We should celebrate, not bemoan, the swift collapse of FTX

If indeed all the reports are true— that the cryptocurrency exchange FTX lent out billions of dollars in customer deposits for risky bets without their consent — then the world should celebrate its swift demise. Markets are ruthless in rewarding success and punishing failure. And FTX’s fall from grace over just a few short days shows the market’s remarkable ability to deliver economic justice. This is by far the most effective means of raising awareness among investors and customers, and of ensuring long-term viability of the cryptocurrency economy, far more than any government regulation could ever achieve.

Many have called the FTX bankruptcy “our Lehman moment”. But there is a key distinction. No government was involved in deciding whether to bail out FTX. This by itself should be a cause for celebration. Had the collapse occurred more slowly, and government regulators had more time to debate among themselves how best to intervene, we could have found ourselves in a repeat of the horrible mess of 2008, where government officials decided on their whim which banks to let live and which to let fail. I know because I was there, serving as the financial economist on the Council of Economic Advisers in the Bush White House from 2007-2008. And despite my own repeated exhortations not to bail out the banks, the bailout mentality ossified into standard practice.

This has not happened yet in the cryptocurrency economy, and we must ensure that it never does. Any talk of bailouts should be flatly discarded, as such forms of government assistance create what economists call moral hazard: They induce the very risky behavior that the regulation seeks to avoid. In the long term, the only true form of economic justice will come from the free market, where customers can choose between multiple vendors and vote with their feet. The only real way that customers can learn these harsh lessons is through trial by fire, by observing situations like the FTX collapse and exercising more discretion in the future to whom they trust their financial assets. I feel empathy for those unwitting customers who lost their life savings in what is likely a massive fraud architected by Samuel Bankman-Fried and his cronies. There is no joy in witnessing the financial pain of innocents. However, we must take a longer view, and understand that this is a necessary process for the market to self-regulate.

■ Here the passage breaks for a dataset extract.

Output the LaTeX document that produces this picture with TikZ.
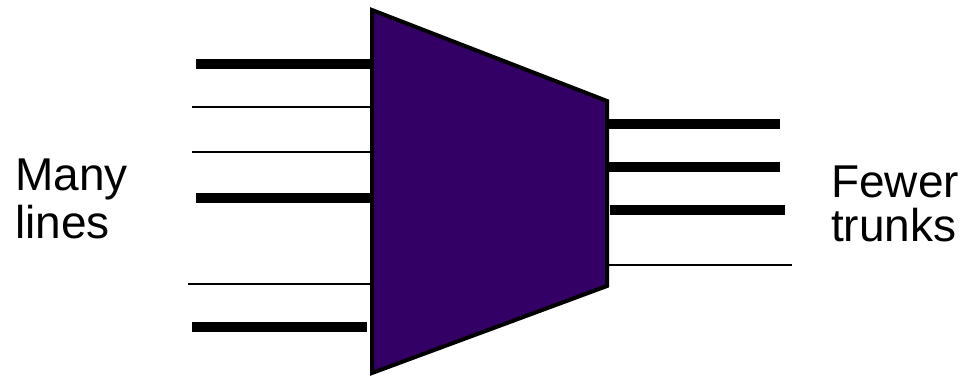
\documentclass[tikz,border=0pt]{standalone}
\usepackage{fontspec}
\setmainfont{Liberation Sans}
\definecolor{muxfill}{HTML}{330066}
\begin{document}
\begin{tikzpicture}[x=1pt,y=-1pt,
  thickline/.style={line width=10pt},
  thinline/.style={line width=2.6pt},
  lbl/.style={font=\fontsize{46}{48}\selectfont, align=left, inner sep=0pt, anchor=base west}]
\useasboundingbox (0,0) rectangle (970,378);
% connectors (drawn first, under the multiplexer)
\draw[thickline] (196,64) -- (375,64);
\draw[thinline]  (192,107) -- (375,107);
\draw[thinline]  (192,152) -- (375,152);
\draw[thickline] (196,197.5) -- (375,197.5);
\draw[thinline]  (188,284) -- (375,284);
\draw[thickline] (192,327) -- (367,327);
\draw[thickline] (604,124) -- (780,124);
\draw[thickline] (604,167) -- (780,167);
\draw[thickline] (610,210) -- (785,210);
\draw[thinline]  (604,265) -- (792,265);
% multiplexer
\draw[fill=muxfill, line width=4pt, line join=miter]
  (372,10) -- (607,101) -- (607,286) -- (372,373) -- cycle;
% labels
\node[lbl] (many) at (15,238) {Many\\lines};
\node[lbl] (fewer) at (831,241) {Fewer\\[-4pt]trunks};
\end{tikzpicture}
\end{document}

The FTX collapse should provide a bevy of lessons for all. First, retail investors will be more careful in blindly relying on centralized exchanges. Existing exchanges have already come forth to clarify their own lending practices. Many have made public pronouncements on whether they are full reserve exchanges, which do not touch deposits without customer consent, thereby allowing customers to withdraw from the exchange at any moment. Second, the events should provide greater scrutiny on professional investment management companies, like BlackRock and Sequoia, who charge exorbitant fees for supposedly managing risk. Their limited partners — institutional investors like university endowments, sovereign wealth funds and pension funds — must now pay more attention to where they are investing their assets, rather than blindly allocating capital on faith.

Third, regulators must recognize the power of the market in delivering economic justice and aligning long-term incentives, and adopt the Hippocratic oath to first do no harm when they conceive of their role in future financial markets. Fourth, the world must learn the deep differences between centralized entities and decentralized protocols. Bitcoin is the only true decentralized technology in the cryptocurrency economy. The last decade has seen the establishment of centralized coins and exchanges, with all the governance problems and opacity that centralization entails. The bitcoin community has much work to do to educate the broad public about its principles of individual sovereignty, of incentives over mandates, of decentralized networks over central authority, and of transparency over opacity.